**YOUR INSTRUCTIONS**
Reproduce each line of the material exactly, minus any picture.
--- DATA SEGMENT ---
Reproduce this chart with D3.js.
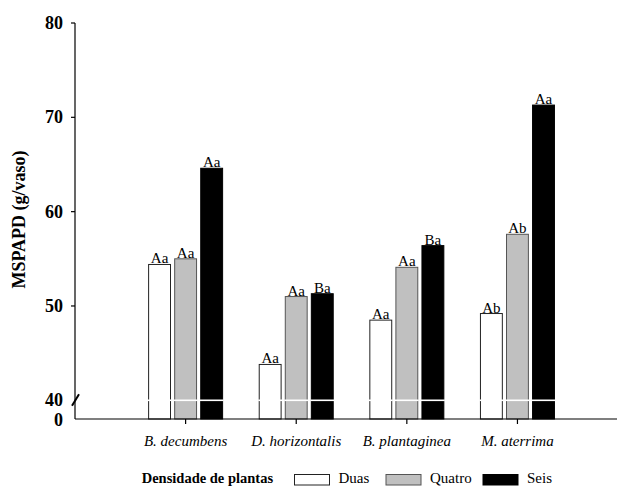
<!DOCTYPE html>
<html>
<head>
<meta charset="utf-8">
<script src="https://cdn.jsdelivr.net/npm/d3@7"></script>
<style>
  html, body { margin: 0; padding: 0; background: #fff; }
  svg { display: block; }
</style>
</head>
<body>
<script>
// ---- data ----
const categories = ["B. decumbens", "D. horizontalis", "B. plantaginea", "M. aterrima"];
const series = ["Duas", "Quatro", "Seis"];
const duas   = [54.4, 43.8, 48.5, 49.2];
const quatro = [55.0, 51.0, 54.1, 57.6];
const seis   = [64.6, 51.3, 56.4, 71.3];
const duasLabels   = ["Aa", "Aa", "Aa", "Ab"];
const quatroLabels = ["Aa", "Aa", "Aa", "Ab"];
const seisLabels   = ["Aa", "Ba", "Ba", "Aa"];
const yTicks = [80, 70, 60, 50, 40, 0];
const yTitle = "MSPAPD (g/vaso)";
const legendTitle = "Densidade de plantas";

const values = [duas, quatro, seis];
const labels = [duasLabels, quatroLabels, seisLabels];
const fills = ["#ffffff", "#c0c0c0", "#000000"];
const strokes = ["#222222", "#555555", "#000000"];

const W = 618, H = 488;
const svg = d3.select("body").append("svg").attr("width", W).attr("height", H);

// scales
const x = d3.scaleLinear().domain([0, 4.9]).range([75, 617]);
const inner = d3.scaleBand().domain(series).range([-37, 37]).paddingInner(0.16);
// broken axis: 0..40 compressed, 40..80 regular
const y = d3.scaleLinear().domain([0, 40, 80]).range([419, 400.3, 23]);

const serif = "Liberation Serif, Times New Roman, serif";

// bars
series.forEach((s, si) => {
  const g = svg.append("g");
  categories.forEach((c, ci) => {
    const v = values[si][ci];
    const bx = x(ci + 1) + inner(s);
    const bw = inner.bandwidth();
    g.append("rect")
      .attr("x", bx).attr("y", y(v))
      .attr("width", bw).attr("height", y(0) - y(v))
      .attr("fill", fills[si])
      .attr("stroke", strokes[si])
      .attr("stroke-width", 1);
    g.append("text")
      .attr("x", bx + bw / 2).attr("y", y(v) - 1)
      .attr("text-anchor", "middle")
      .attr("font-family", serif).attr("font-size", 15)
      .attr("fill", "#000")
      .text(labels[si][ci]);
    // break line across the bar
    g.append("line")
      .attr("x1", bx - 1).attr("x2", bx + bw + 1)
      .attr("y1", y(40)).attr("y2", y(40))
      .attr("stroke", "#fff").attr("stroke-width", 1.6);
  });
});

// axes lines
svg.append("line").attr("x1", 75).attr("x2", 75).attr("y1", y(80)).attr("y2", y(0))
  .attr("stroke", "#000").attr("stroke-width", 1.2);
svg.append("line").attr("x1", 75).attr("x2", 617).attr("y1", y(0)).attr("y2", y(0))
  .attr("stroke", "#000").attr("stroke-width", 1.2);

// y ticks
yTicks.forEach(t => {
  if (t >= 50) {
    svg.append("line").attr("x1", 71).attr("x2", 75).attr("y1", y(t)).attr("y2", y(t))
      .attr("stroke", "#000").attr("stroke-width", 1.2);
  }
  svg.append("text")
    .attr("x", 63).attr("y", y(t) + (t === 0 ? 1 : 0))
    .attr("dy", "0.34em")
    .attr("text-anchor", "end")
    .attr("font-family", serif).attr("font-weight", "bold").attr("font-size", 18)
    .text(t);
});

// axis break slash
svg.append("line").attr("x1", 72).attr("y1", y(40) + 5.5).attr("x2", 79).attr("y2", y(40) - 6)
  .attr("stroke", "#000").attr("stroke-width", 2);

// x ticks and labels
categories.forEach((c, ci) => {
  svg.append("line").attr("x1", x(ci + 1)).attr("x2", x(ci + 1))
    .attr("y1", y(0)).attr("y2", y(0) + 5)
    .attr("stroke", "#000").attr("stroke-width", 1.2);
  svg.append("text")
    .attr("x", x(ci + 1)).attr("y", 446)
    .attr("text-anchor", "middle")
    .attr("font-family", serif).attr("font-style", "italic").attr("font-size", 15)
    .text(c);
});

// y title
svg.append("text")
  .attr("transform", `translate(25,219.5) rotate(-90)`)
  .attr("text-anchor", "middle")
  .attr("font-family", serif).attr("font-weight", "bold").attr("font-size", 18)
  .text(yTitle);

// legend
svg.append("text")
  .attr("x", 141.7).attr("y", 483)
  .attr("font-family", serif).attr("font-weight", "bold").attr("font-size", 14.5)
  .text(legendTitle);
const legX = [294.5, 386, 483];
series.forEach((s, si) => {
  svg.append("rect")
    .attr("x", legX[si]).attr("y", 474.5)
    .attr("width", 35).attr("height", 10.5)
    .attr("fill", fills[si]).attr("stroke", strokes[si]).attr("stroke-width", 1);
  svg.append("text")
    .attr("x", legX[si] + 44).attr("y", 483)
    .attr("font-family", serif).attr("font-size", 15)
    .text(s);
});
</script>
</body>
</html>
---
**RESPONSE TO THIS TASK**
Reproduce this chart with D3.js.
<!DOCTYPE html>
<html>
<head>
<meta charset="utf-8">
<script src="https://cdn.jsdelivr.net/npm/d3@7"></script>
<style>
  html, body { margin: 0; padding: 0; background: #fff; }
  svg { display: block; }
</style>
</head>
<body>
<script>
// ---- data ----
const categories = ["B. decumbens", "D. horizontalis", "B. plantaginea", "M. aterrima"];
const series = ["Duas", "Quatro", "Seis"];
const duas   = [54.4, 43.8, 48.5, 49.2];
const quatro = [55.0, 51.0, 54.1, 57.6];
const seis   = [64.6, 51.3, 56.4, 71.3];
const duasLabels   = ["Aa", "Aa", "Aa", "Ab"];
const quatroLabels = ["Aa", "Aa", "Aa", "Ab"];
const seisLabels   = ["Aa", "Ba", "Ba", "Aa"];
const yTicks = [80, 70, 60, 50, 40, 0];
const yTitle = "MSPAPD (g/vaso)";
const legendTitle = "Densidade de plantas";

const values = [duas, quatro, seis];
const labels = [duasLabels, quatroLabels, seisLabels];
const fills = ["#ffffff", "#c0c0c0", "#000000"];
const strokes = ["#222222", "#555555", "#000000"];

const W = 618, H = 488;
const svg = d3.select("body").append("svg").attr("width", W).attr("height", H);

// scales
const x = d3.scaleLinear().domain([0, 4.9]).range([75, 617]);
const inner = d3.scaleBand().domain(series).range([-37, 37]).paddingInner(0.16);
// broken axis: 0..40 compressed, 40..80 regular
const y = d3.scaleLinear().domain([0, 40, 80]).range([419, 400.3, 23]);

const serif = "Liberation Serif, Times New Roman, serif";

// bars
series.forEach((s, si) => {
  const g = svg.append("g");
  categories.forEach((c, ci) => {
    const v = values[si][ci];
    const bx = x(ci + 1) + inner(s);
    const bw = inner.bandwidth();
    g.append("rect")
      .attr("x", bx).attr("y", y(v))
      .attr("width", bw).attr("height", y(0) - y(v))
      .attr("fill", fills[si])
      .attr("stroke", strokes[si])
      .attr("stroke-width", 1);
    g.append("text")
      .attr("x", bx + bw / 2).attr("y", y(v) - 1)
      .attr("text-anchor", "middle")
      .attr("font-family", serif).attr("font-size", 15)
      .attr("fill", "#000")
      .text(labels[si][ci]);
    // break line across the bar
    g.append("line")
      .attr("x1", bx - 1).attr("x2", bx + bw + 1)
      .attr("y1", y(40)).attr("y2", y(40))
      .attr("stroke", "#fff").attr("stroke-width", 1.6);
  });
});

// axes lines
svg.append("line").attr("x1", 75).attr("x2", 75).attr("y1", y(80)).attr("y2", y(0))
  .attr("stroke", "#000").attr("stroke-width", 1.2);
svg.append("line").attr("x1", 75).attr("x2", 617).attr("y1", y(0)).attr("y2", y(0))
  .attr("stroke", "#000").attr("stroke-width", 1.2);

// y ticks
yTicks.forEach(t => {
  if (t >= 50) {
    svg.append("line").attr("x1", 71).attr("x2", 75).attr("y1", y(t)).attr("y2", y(t))
      .attr("stroke", "#000").attr("stroke-width", 1.2);
  }
  svg.append("text")
    .attr("x", 63).attr("y", y(t) + (t === 0 ? 1 : 0))
    .attr("dy", "0.34em")
    .attr("text-anchor", "end")
    .attr("font-family", serif).attr("font-weight", "bold").attr("font-size", 18)
    .text(t);
});

// axis break slash
svg.append("line").attr("x1", 72).attr("y1", y(40) + 5.5).attr("x2", 79).attr("y2", y(40) - 6)
  .attr("stroke", "#000").attr("stroke-width", 2);

// x ticks and labels
categories.forEach((c, ci) => {
  svg.append("line").attr("x1", x(ci + 1)).attr("x2", x(ci + 1))
    .attr("y1", y(0)).attr("y2", y(0) + 5)
    .attr("stroke", "#000").attr("stroke-width", 1.2);
  svg.append("text")
    .attr("x", x(ci + 1)).attr("y", 446)
    .attr("text-anchor", "middle")
    .attr("font-family", serif).attr("font-style", "italic").attr("font-size", 15)
    .text(c);
});

// y title
svg.append("text")
  .attr("transform", `translate(25,219.5) rotate(-90)`)
  .attr("text-anchor", "middle")
  .attr("font-family", serif).attr("font-weight", "bold").attr("font-size", 18)
  .text(yTitle);

// legend
svg.append("text")
  .attr("x", 141.7).attr("y", 483)
  .attr("font-family", serif).attr("font-weight", "bold").attr("font-size", 14.5)
  .text(legendTitle);
const legX = [294.5, 386, 483];
series.forEach((s, si) => {
  svg.append("rect")
    .attr("x", legX[si]).attr("y", 474.5)
    .attr("width", 35).attr("height", 10.5)
    .attr("fill", fills[si]).attr("stroke", strokes[si]).attr("stroke-width", 1);
  svg.append("text")
    .attr("x", legX[si] + 44).attr("y", 483)
    .attr("font-family", serif).attr("font-size", 15)
    .text(s);
});
</script>
</body>
</html>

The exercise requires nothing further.